Membaca kembali pemikiran Gus Dur tentang “Pesantren sebagai Subkultur” yang tertuang dalam buku “Islam Kosmopolitan”, kita semakin takjub terhadap fungsi pesantren sebagai agen perubahan kultural dan corong pribumisasi Islam. Dari zaman “old” hingga “now”, Kiai, –yang oleh Clifford Geertz dijuluki “cultural broker” karena mampu menempatkan diri pada posisi tengah2 antara kaum elite perkotaan (very urbanized elite) dengan segala watak yang menyelubunginya dengan kalangan alit petani pedesaan (very traditional pleasantary) sehingga fasih berperan sebagai jembatan yang menghubungkan budaya kota (urban cultures) dengan tradisi desa (rural cultures)– tetap memegang porsi dominan dan belum tergantikan oleh unsur lain yang biasanya membentuk ekosistem pesantren, seperti ustadz, santri, masjid, dan bangunan fisik pesantren.

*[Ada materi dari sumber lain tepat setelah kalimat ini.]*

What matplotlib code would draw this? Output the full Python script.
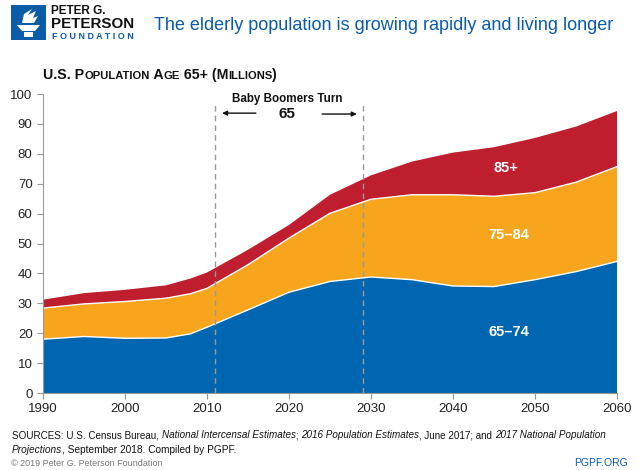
import matplotlib
matplotlib.use("Agg")
import matplotlib.pyplot as plt
from matplotlib.patches import Rectangle, Polygon
import numpy as np

FONT = "Liberation Sans"

years = [1990, 1995, 2000, 2005, 2008, 2010, 2015, 2020, 2025, 2030, 2035, 2040, 2045, 2050, 2055, 2060]
age_65_74 = [18.0, 18.9, 18.3, 18.4, 19.8, 22.0, 27.8, 33.7, 37.3, 38.8, 37.9, 35.8, 35.6, 37.9, 40.6, 44.0]
age_75_84 = [10.4, 10.9, 12.3, 13.3, 13.4, 13.0, 15.1, 18.1, 22.8, 26.0, 28.4, 30.5, 30.2, 29.1, 29.9, 31.7]
age_85_up = [2.8, 3.6, 3.9, 4.3, 5.1, 5.3, 5.0, 4.4, 6.2, 8.0, 11.1, 14.1, 16.4, 18.3, 18.6, 18.6]
group_labels = ["65–74", "75–84", "85+"]
colors = ["#0066B2", "#F7A51C", "#BE1E2D"]
boomer_start, boomer_end = 2011, 2029

fig = plt.figure(figsize=(6.4, 4.7), dpi=100)
R = fig.canvas.get_renderer()
W, H = 640.0, 470.0
AX_L, AX_R, AX_T, AX_B = 43, 617, 94, 393


def fx(x):
    return x / W


def fy(y):
    return 1 - y / H


def yr_px(yr):
    return AX_L + (yr - 1990) * (AX_R - AX_L) / 70.0


ax = fig.add_axes([fx(AX_L), fy(AX_B), (AX_R - AX_L) / W, (AX_B - AX_T) / H])

layers = [np.array(age_65_74), np.array(age_75_84), np.array(age_85_up)]
ax.stackplot(years, *layers, colors=colors, linewidth=0)
cum = np.cumsum(layers, axis=0)
for c in cum[:2]:
    ax.plot(years, c, color="white", lw=1.0)

ax.set_xlim(1990, 2060)
ax.set_ylim(0, 100)
ax.set_xticks(range(1990, 2061, 10))
ax.set_yticks(range(0, 101, 10))
for s in ["top", "right"]:
    ax.spines[s].set_visible(False)
for s in ["left", "bottom"]:
    ax.spines[s].set_color("#999999")
    ax.spines[s].set_linewidth(0.8)
ax.tick_params(colors="#999999", length=4, width=0.8, labelcolor="#222222", labelsize=9.5)
for lab in ax.get_xticklabels() + ax.get_yticklabels():
    lab.set_fontfamily(FONT)

for xv in (boomer_start, boomer_end):
    ax.plot([xv, xv], [0, 97.3], color="#999999", lw=1.0, ls=(0, (4, 3)), clip_on=False)


def fit_text(x0, x1, yy, s, ha="left", **kw):
    """Place text in figure pixels so that its width spans x0..x1."""
    t = fig.text(0, 0, s, fontsize=10, family=FONT, **kw)
    w = t.get_window_extent(renderer=R).width
    t.set_fontsize(10 * (x1 - x0) / w)
    if ha == "left":
        t.set_position((fx(x0), fy(yy)))
    else:
        t.set_position((fx((x0 + x1) / 2), fy(yy)))
        t.set_ha("center")
    return t


def fit_seq(x0, x1, yy, parts, base=10, va="baseline", **kw):
    """parts: (string, relative size, style) placed one after another, fitted to x0..x1."""
    texts = []
    tot = 0
    for s, rel, st in parts:
        t = fig.text(0, 0, s, fontsize=base * rel, family=FONT, style=st, va=va, **kw)
        tot += t.get_window_extent(renderer=R).width
        texts.append((t, rel))
    k = (x1 - x0) / tot
    x = x0
    for t, rel in texts:
        t.set_fontsize(base * rel * k)
        t.set_position((fx(x), fy(yy)))
        x += t.get_window_extent(renderer=R).width
    return texts


# annotation
fit_text(yr_px(2013.1), yr_px(2026.5), 99, "Baby Boomers Turn", ha="center", va="center",
         fontweight="bold", color="#111111")
fig.text(fx(yr_px(2019.8)), fy(114), "65", fontsize=11, family=FONT, fontweight="bold",
         color="#111111", ha="center", va="center")
ax.annotate("", xy=(2011.5, 93.6), xytext=(2016.3, 93.6),
            arrowprops=dict(arrowstyle="-|>", color="#111111", lw=1.0, mutation_scale=7))
ax.annotate("", xy=(2028.6, 93.3), xytext=(2023.7, 93.3),
            arrowprops=dict(arrowstyle="-|>", color="#111111", lw=1.0, mutation_scale=7))

ax.text(2046.5, 75.2, group_labels[2], ha="center", va="center", color="white",
        fontsize=10.5, fontweight="bold", family=FONT)
ax.text(2046.8, 52.9, group_labels[1], ha="center", va="center", color="white",
        fontsize=10.5, fontweight="bold", family=FONT)
ax.text(2046.8, 20.4, group_labels[0], ha="center", va="center", color="white",
        fontsize=10.5, fontweight="bold", family=FONT)

# header logo
BLUE = "#0A5BA8"
fig.patches.append(Rectangle((fx(11), fy(40)), 35 / W, 35 / H, transform=fig.transFigure,
                             facecolor=BLUE, edgecolor="none"))
shapes = [
    [(17, 25), (40, 25), (35, 31), (22, 31)],
    [(24, 32), (33, 32), (33, 37), (24, 37)],
    [(22, 23), (24, 14), (32, 9), (28, 15), (36, 11), (33, 18), (38, 16), (34, 23)],
]
for sh in shapes:
    fig.patches.append(Polygon([(fx(a), fy(b)) for a, b in sh], closed=True,
                               transform=fig.transFigure, facecolor="white", edgecolor="none"))

fig.text(fx(51), fy(10.5), "PETER G.", fontsize=8.5, family=FONT, fontweight="bold",
         color="#111111", va="center", ha="left")
fit_text(51, 134, 24, "PETERSON", va="center", fontweight="bold", color="#111111")
fit_text(52, 134, 36.5, "F O U N D A T I O N", va="center", fontweight="bold", color=BLUE)
fit_text(154, 614, 25, "The elderly population is growing rapidly and living longer",
         va="center", color=BLUE)

# small-caps subtitle
fit_seq(43, 278, 79, [("U.S. P", 1.0, "normal"), ("OPULATION", 0.8, "normal"), (" A", 1.0, "normal"),
                      ("GE", 0.8, "normal"), (" 65+ (M", 1.0, "normal"), ("ILLIONS", 0.8, "normal"),
                      (")", 1.0, "normal")], base=11, fontweight="bold", color="#111111")

# sources
fit_seq(12, 609, 435, [("SOURCES: U.S. Census Bureau, ", 1, "normal"),
                       ("National Intercensal Estimates", 1, "italic"),
                       ("; ", 1, "normal"), ("2016 Population Estimates", 1, "italic"),
                       (", June 2017; and ", 1, "normal"), ("2017 National Population", 1, "italic")],
        base=8, va="center", color="#111111")
fit_seq(12, 238, 450, [("Projections", 1, "italic"), (", September 2018. Compiled by PGPF.", 1, "normal")],
        base=8, va="center", color="#111111")

fit_text(11, 162, 463, "© 2019 Peter G. Peterson Foundation", va="center", color="#777777")
fig.text(fx(628), fy(463), "PGPF.ORG", fontsize=7.5, family=FONT, color=BLUE,
         va="center", ha="right")

fig.savefig("out.png", dpi=100)
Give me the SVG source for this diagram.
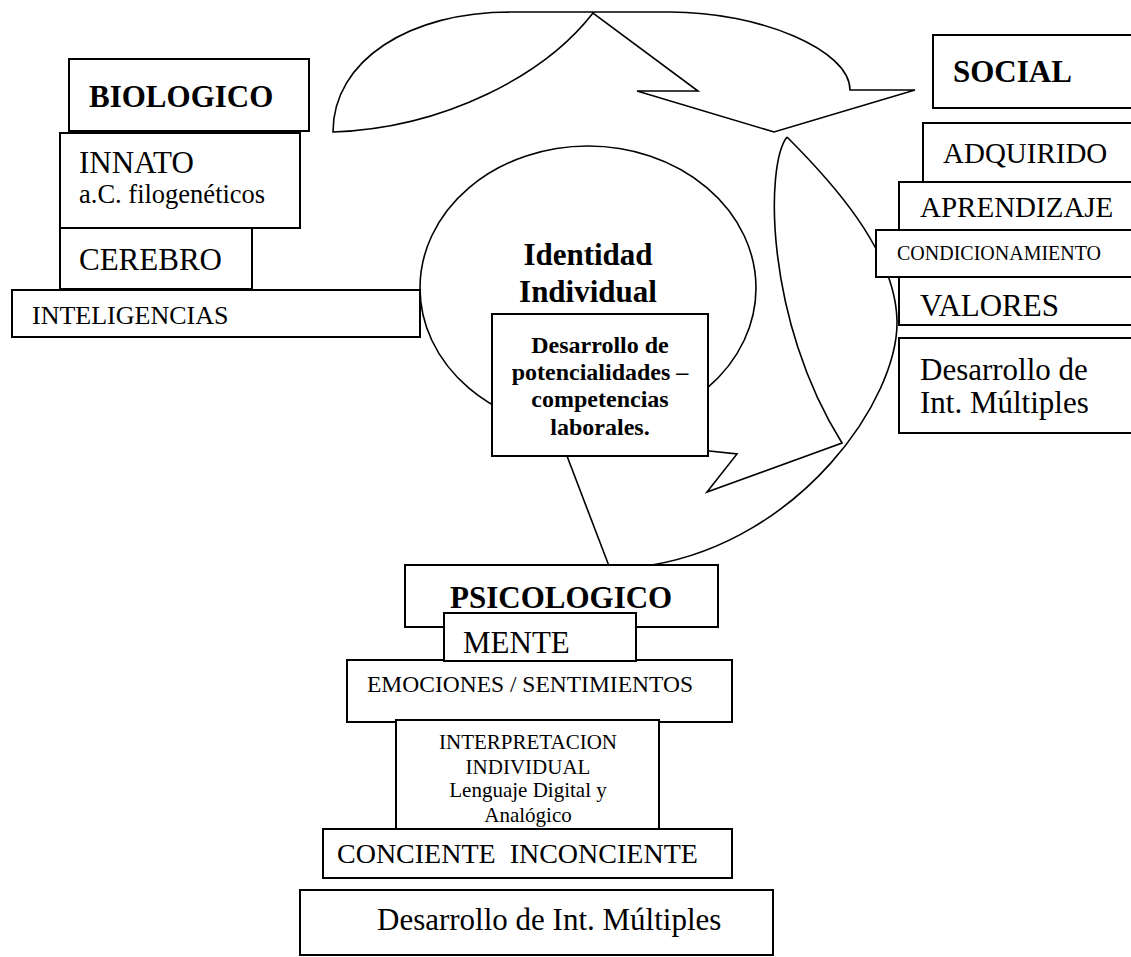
<svg xmlns="http://www.w3.org/2000/svg" width="1131" height="957" viewBox="0 0 1131 957">
<style>
.bx{fill:#fff;stroke:#000;stroke-width:2}
.sh{fill:#fff;stroke:#000;stroke-width:1.6;stroke-linejoin:miter}
.ln{fill:none;stroke:#000;stroke-width:1.6}
text{font-family:"Liberation Serif","Times New Roman",serif;fill:#000}
.b{font-weight:bold}
.c{text-anchor:middle}
</style>
<rect width="1131" height="957" fill="#fff"/>
<g id="connectors">
<path class="sh" d="M 333,132 C 333,60 410,12 510,12 L 670,12 C 760,12 850,50 850,90 L 915,90 L 774,132 L 637,91 L 698,91 L 593,13 C 545,75 445,128 333,132 Z"/>
<path class="ln" d="M 787,137 C 830,180 895,250 897,320 C 899,400 800,540 652,565"/>
<path class="ln" d="M 787,137 C 765,165 765,320 842,443 L 707,492 L 737,454 L 700,450"/>
<path class="ln" d="M 567,456 L 609,566"/>
</g>
<g id="identidad">
<ellipse class="sh" cx="588" cy="288" rx="168" ry="142"/>
<text class="b c" x="588" y="265" font-size="31">Identidad</text>
<text class="b c" x="588" y="302" font-size="31">Individual</text>
</g>
<g id="biologico">
<rect class="bx" x="69" y="59" width="240" height="72"/>
<text class="b" x="89" y="107" font-size="31">BIOLOGICO</text>
</g>
<g id="innato">
<rect class="bx" x="60" y="133" width="240" height="95"/>
<text x="79" y="173" font-size="31">INNATO</text>
<text x="79" y="203" font-size="26.5">a.C. filogenéticos</text>
</g>
<g id="cerebro">
<rect class="bx" x="60" y="228" width="192" height="61"/>
<text x="79" y="270" font-size="31">CEREBRO</text>
</g>
<g id="inteligencias">
<rect class="bx" x="12" y="290" width="408" height="47"/>
<text x="32" y="324" font-size="26">INTELIGENCIAS</text>
</g>
<g id="desarrollo-potencialidades">
<rect class="bx" x="492" y="314" width="216" height="142"/>
<text class="b c" x="600" y="353" font-size="24">Desarrollo de</text>
<text class="b c" x="600" y="380" font-size="24">potencialidades –</text>
<text class="b c" x="600" y="407" font-size="24">competencias</text>
<text class="b c" x="600" y="435" font-size="24">laborales.</text>
</g>
<g id="social">
<rect class="bx" x="933" y="35" width="205" height="73"/>
<text class="b" x="953" y="82" font-size="31">SOCIAL</text>
</g>
<g id="adquirido">
<rect class="bx" x="923" y="123" width="215" height="60"/>
<text x="943" y="163" font-size="29">ADQUIRIDO</text>
</g>
<g id="aprendizaje">
<rect class="bx" x="899" y="182" width="239" height="48"/>
<text x="920" y="217" font-size="29">APRENDIZAJE</text>
</g>
<g id="valores">
<rect class="bx" x="899" y="277" width="239" height="48"/>
<text x="920" y="316" font-size="31">VALORES</text>
</g>
<g id="condicionamiento">
<rect class="bx" x="876" y="230" width="262" height="47"/>
<text x="897" y="260" font-size="20">CONDICIONAMIENTO</text>
</g>
<g id="desarrollo-social">
<rect class="bx" x="899" y="338" width="239" height="95"/>
<text x="920" y="380" font-size="31">Desarrollo de</text>
<text x="920" y="413" font-size="31">Int. Múltiples</text>
</g>
<g id="psicologico">
<rect class="bx" x="405" y="565" width="313" height="62"/>
<text class="b" x="450" y="608" font-size="31">PSICOLOGICO</text>
</g>
<g id="emociones">
<rect class="bx" x="347" y="660" width="385" height="62"/>
<text x="367" y="692" font-size="23.5">EMOCIONES / SENTIMIENTOS</text>
</g>
<g id="mente">
<rect class="bx" x="444" y="613" width="192" height="48"/>
<text x="463" y="653" font-size="31">MENTE</text>
</g>
<g id="interpretacion">
<rect class="bx" x="396" y="720" width="263" height="109"/>
<text class="c" x="528" y="749" font-size="21">INTERPRETACION</text>
<text class="c" x="528" y="774" font-size="21">INDIVIDUAL</text>
<text class="c" x="528" y="797" font-size="21">Lenguaje Digital y</text>
<text class="c" x="528" y="822" font-size="21">Analógico</text>
</g>
<g id="conciente">
<rect class="bx" x="323" y="829" width="409" height="49"/>
<text x="337" y="863" font-size="28" style="white-space:pre">CONCIENTE  INCONCIENTE</text>
</g>
<g id="desarrollo-psicologico">
<rect class="bx" x="300" y="890" width="473" height="65"/>
<text x="377" y="930" font-size="31">Desarrollo de Int. Múltiples</text>
</g>
</svg>
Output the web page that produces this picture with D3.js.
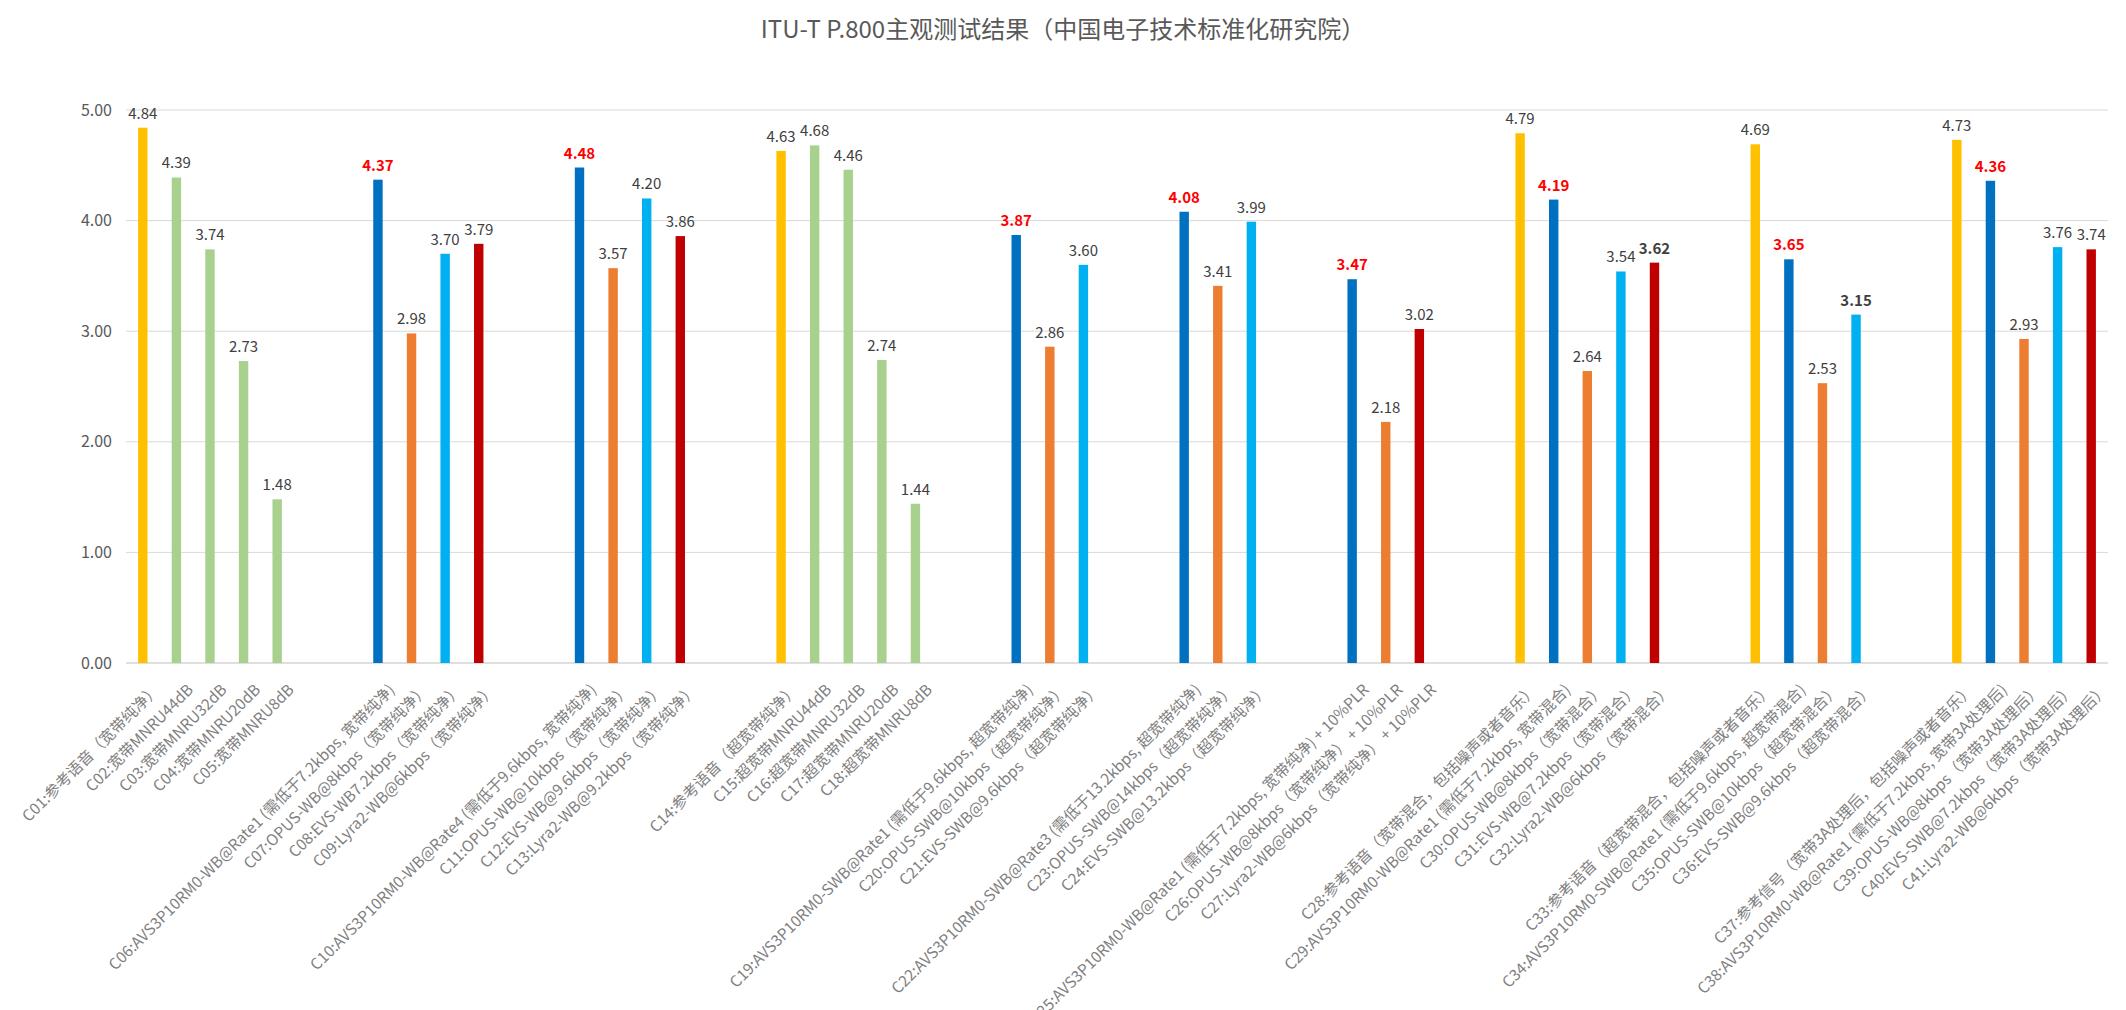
<!DOCTYPE html>
<html><head><meta charset="utf-8">
<script src="https://cdn.jsdelivr.net/npm/d3@7/dist/d3.min.js"></script>
<style>body{margin:0;background:#fff;font-family:"Noto Sans CJK SC","Noto Sans",sans-serif;}</style>
</head><body><svg id="c" width="2126" height="1010"></svg>
<script>
const categories = [
"C01:参考语音（宽带纯净）","C02:宽带MNRU44dB","C03:宽带MNRU32dB","C04:宽带MNRU20dB","C05:宽带MNRU8dB","","",
"C06:AVS3P10RM0-WB@Rate1 (需低于7.2kbps, 宽带纯净)","C07:OPUS-WB@8kbps（宽带纯净）","C08:EVS-WB7.2kbps（宽带纯净）","C09:Lyra2-WB@6kbps（宽带纯净）","","",
"C10:AVS3P10RM0-WB@Rate4 (需低于9.6kbps, 宽带纯净)","C11:OPUS-WB@10kbps（宽带纯净）","C12:EVS-WB@9.6kbps（宽带纯净）","C13:Lyra2-WB@9.2kbps（宽带纯净）","","",
"C14:参考语音（超宽带纯净）","C15:超宽带MNRU44dB","C16:超宽带MNRU32dB","C17:超宽带MNRU20dB","C18:超宽带MNRU8dB","","",
"C19:AVS3P10RM0-SWB@Rate1 (需低于9.6kbps, 超宽带纯净)","C20:OPUS-SWB@10kbps（超宽带纯净）","C21:EVS-SWB@9.6kbps（超宽带纯净）","","",
"C22:AVS3P10RM0-SWB@Rate3 (需低于13.2kbps, 超宽带纯净)","C23:OPUS-SWB@14kbps（超宽带纯净）","C24:EVS-SWB@13.2kbps（超宽带纯净）","","",
"C25:AVS3P10RM0-WB@Rate1 (需低于7.2kbps, 宽带纯净) + 10%PLR","C26:OPUS-WB@8kbps（宽带纯净） + 10%PLR","C27:Lyra2-WB@6kbps（宽带纯净） + 10%PLR","","",
"C28:参考语音（宽带混合，包括噪声或者音乐）","C29:AVS3P10RM0-WB@Rate1 (需低于7.2kbps, 宽带混合)","C30:OPUS-WB@8kbps（宽带混合）","C31:EVS-WB@7.2kbps（宽带混合）","C32:Lyra2-WB@6kbps（宽带混合）","","",
"C33:参考语音（超宽带混合，包括噪声或者音乐）","C34:AVS3P10RM0-SWB@Rate1 (需低于9.6kbps, 超宽带混合)","C35:OPUS-SWB@10kbps（超宽带混合）","C36:EVS-SWB@9.6kbps（超宽带混合）","","",
"C37:参考信号（宽带3A处理后，包括噪声或者音乐）","C38:AVS3P10RM0-WB@Rate1 (需低于7.2kbps, 宽带3A处理后)","C39:OPUS-WB@8kbps（宽带3A处理后）","C40:EVS-SWB@7.2kbps（宽带3A处理后）","C41:Lyra2-WB@6kbps（宽带3A处理后）"];
const values = [4.84,4.39,3.74,2.73,1.48,null,null, 4.37,2.98,3.70,3.79,null,null, 4.48,3.57,4.20,3.86,null,null,
4.63,4.68,4.46,2.74,1.44,null,null, 3.87,2.86,3.60,null,null, 4.08,3.41,3.99,null,null, 3.47,2.18,3.02,null,null,
4.79,4.19,2.64,3.54,3.62,null,null, 4.69,3.65,2.53,3.15,null,null, 4.73,4.36,2.93,3.76,3.74];
const groups = ["r","m","m","m","m","","", "a","o","e","l","","", "a","o","e","l","","",
"r","m","m","m","m","","", "a","o","e","","", "a","o","e","","", "a","o","l","","",
"r","a","o","e","l","","", "r","a","o","e","","", "r","a","o","e","l"];
const labelStyle = ["","","","","","","", "h","","","","","", "h","","","","","",
"","","","","","","", "h","","","","", "h","","","","", "h","","","","",
"","h","","","b","","", "","h","","b","","", "","h","","",""];
const yTicks = [0,1,2,3,4,5];
const colors = {r:"#FFC000",m:"#A9D18E",a:"#0070C0",o:"#ED7D31",e:"#00B0F0",l:"#C00000"};

const svg = d3.select("#c");
const x = d3.scaleBand().domain(d3.range(categories.length)).range([126,2108]).paddingInner(0.72).paddingOuter(0.36);
const y = d3.scaleLinear().domain([0,5]).range([663,110]);

svg.append("text").attr("x",1063).attr("y",38).attr("text-anchor","middle")
  .attr("font-size",24).attr("fill","#595959").text("ITU-T P.800主观测试结果（中国电子技术标准化研究院）");

svg.append("g").selectAll("line").data(yTicks).join("line")
  .attr("x1",126).attr("x2",2108).attr("y1",d=>y(d)).attr("y2",d=>y(d))
  .attr("stroke",d=>d===0?"#bfbfbf":"#d9d9d9").attr("stroke-width",1);
svg.append("g").selectAll("text").data(yTicks).join("text")
  .attr("x",112).attr("y",d=>y(d)).attr("dy","0.35em").attr("text-anchor","end")
  .attr("font-size",16).attr("fill","#595959").text(d=>d.toFixed(2));

const idx = d3.range(categories.length).filter(i=>values[i]!=null);
svg.append("g").selectAll("rect").data(idx).join("rect")
  .attr("x",i=>x(i)).attr("width",x.bandwidth())
  .attr("y",i=>y(values[i])).attr("height",i=>y(0)-y(values[i]))
  .attr("fill",i=>colors[groups[i]]);
svg.append("g").selectAll("text").data(idx).join("text")
  .attr("x",i=>x(i)+x.bandwidth()/2).attr("y",i=>y(values[i])-9)
  .attr("text-anchor","middle").attr("font-size",15)
  .attr("fill",i=>labelStyle[i]==="h"?"#FF0000":"#404040")
  .attr("font-weight",i=>labelStyle[i]?"bold":"normal")
  .text(i=>values[i].toFixed(2));

svg.append("g").selectAll("text").data(idx).join("text")
  .attr("transform",i=>`translate(${x(i)+x.bandwidth()/2+14},${y(0)+24}) rotate(-45)`)
  .attr("text-anchor","end").attr("dy","0.35em").attr("font-size",15.5).attr("fill","#7f7f7f")
  .text(i=>categories[i]);
</script></body></html>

Predikat “cultural broker” yang disematkan Geertz tersebut, sebenarnya masih menyisakan celah untuk kita kritik. Sebab, fungsi kiai di masyarakat, utamanya di kawasan pedesaan, tidak hanya mengurusi persoalan budaya “an sich”.
Seluruh siklus kehidupan, baik yang tampak maupun yang gaib, dari dunia nyata hingga dunia klenik, persoalan politik, ekonomi, hukum, sampai keamanan, seluruhnya tidak lepas dari campur tangan kiai. Orang desa sudah terbiasa meminta pertolongan kiai dalam bidang apapun. Ketika kita berusia tujuh bulan di dalam kandungan, doa kiai sudah mengiringi. Setelah lahir, nama yang kelak akan melekat pada diri kita juga hasil dari konsultasi orang tua kepada kiai. Saat khitan (bagi laki2), terasa kurang sempurna tanpa barokah doa kiai. Giliran menikah, seluruh syarat rukun dan “tetek bengeknya” pasti mengacu pada nasehat kiai. Ketika mengalami kesulitan dalam karir, larinya pun kepada kiai. Sampai tiba waktunya kita harus meninggalkan dunia ini, yang ngurusin ritual pemakaman, upacara tujuh, empat puluh, dan seratus hari juga kiai. Anak sakit gak sembuh2, selain ke dokter, juga memilih jalur altetnatif lain, termasuk minta “lantaran” penawar kepada kiai. Sudah menjadi kelaziman bahwa masyarakat menempatkan kiai pada level yang lebih tinggi daripada orang awam. Jadi, kiai tidak lagi sekedar “cultural broker”, melainkan “manusia serba bisa” atau “problem solver” segala macam persoalan keumatan.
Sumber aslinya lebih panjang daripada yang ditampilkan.